By focusing lasers onto silicon buried under a clear layer of silicon dioxide, the group perfected a way to reliably blast tiny cavities in the solid silicon. This creates extremely high pressure around the explosion site — many times higher than the strength of diamond crystal can produce — and forms new crystal arrangements, or phases.

“The recently developed method of ultrashort laser-induced confined micro-explosions initiates a non-equilibrium disordered plasma state,” the team explained in the journal Nature Communications. “Ultrahigh quenching rates overcome kinetic barriers to the formation of new metastable phases, which are preserved in the surrounding pristine crystal for subsequent exploitation.”

Professor Rode said the team has created two entirely new phases in silicon and seen indications of potentially four more. He said, “Theory predicts these materials could have very interesting electronic properties, such as an altered band gap, and possibly superconductivity if properly doped.”

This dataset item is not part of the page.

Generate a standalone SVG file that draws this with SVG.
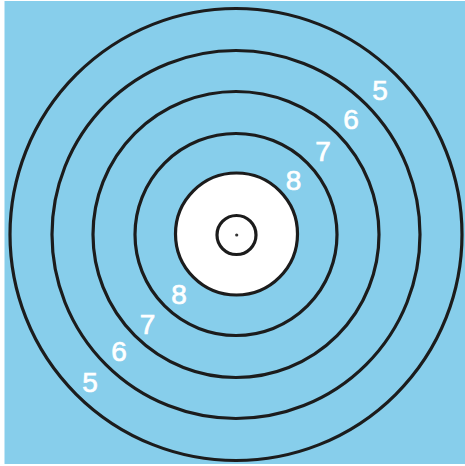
<svg xmlns="http://www.w3.org/2000/svg" width="465" height="466" viewBox="0 0 465 466">
<style>
.ring{fill:none;stroke:#1c1c1c;stroke-width:3.2}
.lbl{fill:#ffffff;stroke:#ffffff;stroke-width:0.7;font-family:"Liberation Sans",Arial,sans-serif;font-size:28px;text-anchor:middle}
</style>
<rect x="0" y="0" width="465" height="466" fill="#ffffff"/>
<rect x="4.5" y="1" width="460.5" height="463" fill="#87CEEB"/>
<g id="rings">
<circle class="ring" cx="236" cy="234.5" r="226"/>
<circle class="ring" cx="236" cy="234.5" r="184"/>
<circle class="ring" cx="236" cy="234.5" r="143"/>
<circle class="ring" cx="236" cy="234.5" r="101"/>
<circle class="ring" cx="236.5" cy="234" r="61" style="fill:#ffffff"/>
<circle class="ring" cx="236.5" cy="235" r="19.5"/>
<circle cx="236.7" cy="235" r="1.6" fill="#333333"/>
</g>
<g id="labels">
<text class="lbl" x="380" y="100">5</text>
<text class="lbl" x="351" y="129">6</text>
<text class="lbl" x="323" y="161">7</text>
<text class="lbl" x="293.5" y="190">8</text>
<text class="lbl" x="179" y="304">8</text>
<text class="lbl" x="147.5" y="334">7</text>
<text class="lbl" x="119" y="361">6</text>
<text class="lbl" x="90" y="392">5</text>
</g>
</svg>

Using a combination of electron diffraction patterns and structure predictions, the team discovered the new materials have crystal structures that repeat every 12, 16 or 32 atoms respectively, said co-author Professor Jim Williams. “The micro-explosions change silicon’s simplicity to much more complex structures, which opens up possibility for unusual and unexpected properties,” he said.

Co-author Dr Jodie Bradby said the new method promises a cheap and industrially friendly method for large-scale manufacturing of these exotic materials, noting, “We reliably create thousands of micron-size modified zones in normal silicon within a second.

“The semiconductor industry is a multibillion-dollar operation — even a small change in the position of a few silicon atoms has the potential to have a major impact,” she said.